The main stage programme includes performances by Crystal Palace Brass Band, indie folk band Patch and the Giant and choral sensation the Military Wives Choirs. Headlining the celebrations in Trafalgar Square is legendary folk musician Ralph McTell. One of England’s great musical storytellers, Ralph McTell is best known for his 1974 song ‘Streets of London’ – which earned him an Ivor Novello Award. In 2002, Ralph won the prestigious BBC Radio 2 Folk Lifetime Achievement Award and is celebrating almost 50 years on the road.
Also performing on the main stage in Trafalgar Square is Clarissa Mae, winner of the Mayor’s 2016 Busk in London competition for budding street musicians and Dat Brass, a hip-hop brass band who were winners in 2015. There’s plenty of dance to enjoy too, with female Morris dancers Belles of London taking to the stage alongside Folk Dance Remixed – a unique company that blends Maypole, Clogging, Ceilidh, Street, House and Breakdance with a hint of African & Bollywood. Vistors can also experience a Ceilidh Jam Workshop on the North Terrace of the Square.
For budding chefs, there will be a Cookery Theatre, which will showcase the very best of English culinary traditions by top chefs including Theo Randall (River Café & InterContinental, London) and BBC Masterchef winner, Natalie Coleman.
This free event will also an English Food Market, featuring lots of stalls offering high quality English fare and a banqueting area, where visitors can enjoy performances from musicians on the main stage. The centrepiece of the festivities will be a colourful St George’s Dragon overlooking the Square. The market will offer everything from hog roasts to mouth-watering pies, to delicious cakes, tarts and meringues. There will even be a ‘London cab’ selling ice-creams and lollies. The majority of the food stalls are from Borough Market, local farms and winners of the British Urban Street Food Awards – celebrating locally-sourced English produce from the South East and London.

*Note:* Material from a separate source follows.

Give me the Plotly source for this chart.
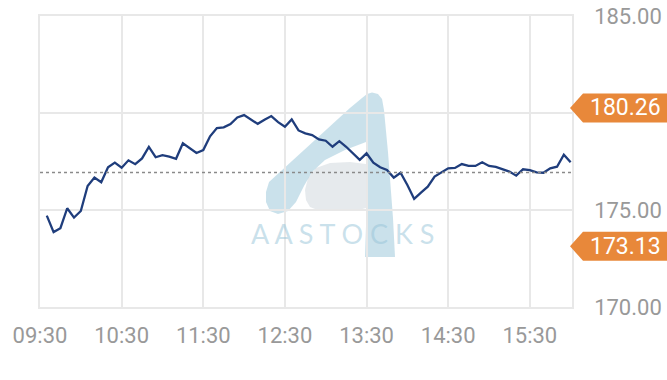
import plotly.graph_objects as go
import pandas as pd

# ---- data ----
times = pd.date_range("2024-01-02 09:35", "2024-01-02 16:00", freq="5min")
prices = [
    174.71, 173.86, 174.06, 175.09, 174.61, 174.95, 176.24, 176.67, 176.43, 177.20,
    177.44, 177.18, 177.56, 177.36, 177.66, 178.25, 177.72, 177.83, 177.75, 177.64,
    178.44, 178.18, 177.94, 178.09, 178.80, 179.22, 179.26, 179.43, 179.77, 179.89,
    179.67, 179.44, 179.65, 179.84, 179.53, 179.29, 179.67, 179.10, 178.95, 178.86,
    178.64, 178.57, 178.26, 178.55, 178.26, 177.92, 177.58, 177.92, 177.44, 177.20,
    177.06, 176.67, 176.92, 176.29, 175.57, 175.90, 176.20, 176.72, 176.94, 177.15,
    177.17, 177.37, 177.27, 177.27, 177.46, 177.27, 177.22, 177.11, 176.98, 176.77,
    177.10, 177.05, 176.94, 176.92, 177.15, 177.23, 177.85, 177.46,
]
prev_close = 176.93
day_high = 180.26
day_low = 173.13
x_ticks = ["2024-01-02 09:30", "2024-01-02 10:30", "2024-01-02 11:30", "2024-01-02 12:30",
           "2024-01-02 13:30", "2024-01-02 14:30", "2024-01-02 15:30"]
x_tick_labels = ["09:30", "10:30", "11:30", "12:30", "13:30", "14:30", "15:30"]
y_ticks = [170, 175, 180, 185]
# the 180.00 label sits under the orange day-high tag in the reference
y_tick_labels = ["170.00", "175.00", "", "185.00"]

# ---- layout geometry (pixels) ----
W, H = 667, 380
L, R, T, B = 40, 572, 16, 307

def P(x, y):
    return (x - L) / (R - L), (B - y) / (B - T)

def path(points):
    s = ""
    for i, (x, y) in enumerate(points):
        px, py = P(x, y)
        s += ("M" if i == 0 else "L") + f"{px:.4f},{py:.4f} "
    return s + "Z"

fig = go.Figure()
fig.add_trace(go.Scatter(
    x=times, y=prices, mode="lines",
    line=dict(color="#1f3d7c", width=2.3), hoverinfo="skip", showlegend=False,
))

shapes = []
wm_blue = "rgba(150,195,215,0.5)"
# gray inner blob of the watermark
shapes.append(dict(type="path", xref="paper", yref="paper", layer="below",
                   fillcolor="rgba(222,227,231,0.75)", line=dict(width=0),
                   path=path([(305, 190), (308, 178), (316, 168), (330, 163), (350, 162),
                              (366, 164), (366, 208), (355, 211), (320, 211), (310, 207),
                              (306, 200)])))
# watermark: big "A"
shapes.append(dict(type="path", xref="paper", yref="paper", layer="below",
                   fillcolor=wm_blue, line=dict(width=0),
                   path=path([(266, 192), (269, 182), (350, 108), (362, 98), (367, 94),
                              (372, 92.5), (378, 94), (382, 99), (384, 110), (388, 152),
                              (393, 218), (395, 257), (365, 257), (366.5, 212), (366, 142),
                              (345, 150), (325, 160), (312, 172), (304, 186), (296, 202),
                              (288, 211), (278, 214), (270, 211), (266, 202)])))
# previous close dotted line
shapes.append(dict(type="line", xref="paper", yref="y", x0=0, x1=1, y0=prev_close, y1=prev_close,
                   line=dict(color="#8a8a8a", width=1.5, dash="dot")))
# orange tags
for v in (day_high, day_low):
    shapes.append(dict(type="path", xref="paper", yref="y", xsizemode="pixel", ysizemode="pixel",
                       xanchor=1, yanchor=v, fillcolor="#e8883a", line=dict(width=0),
                       path="M -2,0 L 11,-14.5 L 100,-14.5 L 100,14.5 L 11,14.5 Z"))

annotations = [
    dict(text="A A S T O C K S", xref="paper", yref="paper", x=P(342, 233)[0], y=P(342, 233)[1],
         showarrow=False, font=dict(family="Lato", size=27, color="rgba(150,195,215,0.5)"),
         xanchor="center", yanchor="middle"),
]
for v in (day_high, day_low):
    annotations.append(dict(text=f"{v:.2f}", xref="paper", yref="y", x=1, y=v, xanchor="left",
                            yanchor="middle", xshift=16, showarrow=False,
                            font=dict(family="Roboto", size=23, color="white")))

fig.update_layout(
    width=W, height=H,
    margin=dict(l=L, r=W - R, t=T, b=H - B, pad=0, autoexpand=False),
    paper_bgcolor="white", plot_bgcolor="white",
    shapes=shapes, annotations=annotations,
    font=dict(family="Roboto", size=22, color="#999999"),
    xaxis=dict(range=["2024-01-02 09:30", "2024-01-02 16:01"], tickvals=x_ticks,
               ticktext=x_tick_labels, showgrid=True, gridcolor="#e8e8e8", gridwidth=1.5,
               zeroline=False, showline=True, linecolor="#e8e8e8", linewidth=1.5, mirror=True,
               ticks="", tickfont=dict(size=22, color="#999999"), ticklabelstandoff=8,
               automargin=False),
    yaxis=dict(range=[170, 185], tickvals=y_ticks, ticktext=y_tick_labels, side="right",
               showgrid=True, gridcolor="#e8e8e8", gridwidth=1.5, zeroline=False,
               showline=True, linecolor="#e8e8e8", linewidth=1.5, mirror=True, ticks="",
               tickfont=dict(size=22, color="#999999"), ticklabelstandoff=16,
               automargin=False),
)

fig.write_html("out.html")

Families and children will enjoy the Magical Kingdom, which will feature magic activities and wizardry, including a ‘magical’ owl, fun fairground rides and children’s entertainers. There will also be a St George’s-themed Treasure Trail around Central London, highlighting the capital’s connections with England’s patron saint. Actors dressed as Knights and Ladies will give out clues to the public as they search for the Dragon’s name. The first 100 to meet the Dragon in the Square and know his name will be awarded a special ‘Treasure Trail’ token and be knighted by the King, who will sit alongside the mythical creature.
Visitors should also look out for performers reading Shakespeare’s sonnets, Jane Austen and Sherlock Holmes, court jesters, magicians, and iconic Pearly Kings and Queens as they make their way through the Square, entertaining the crowds.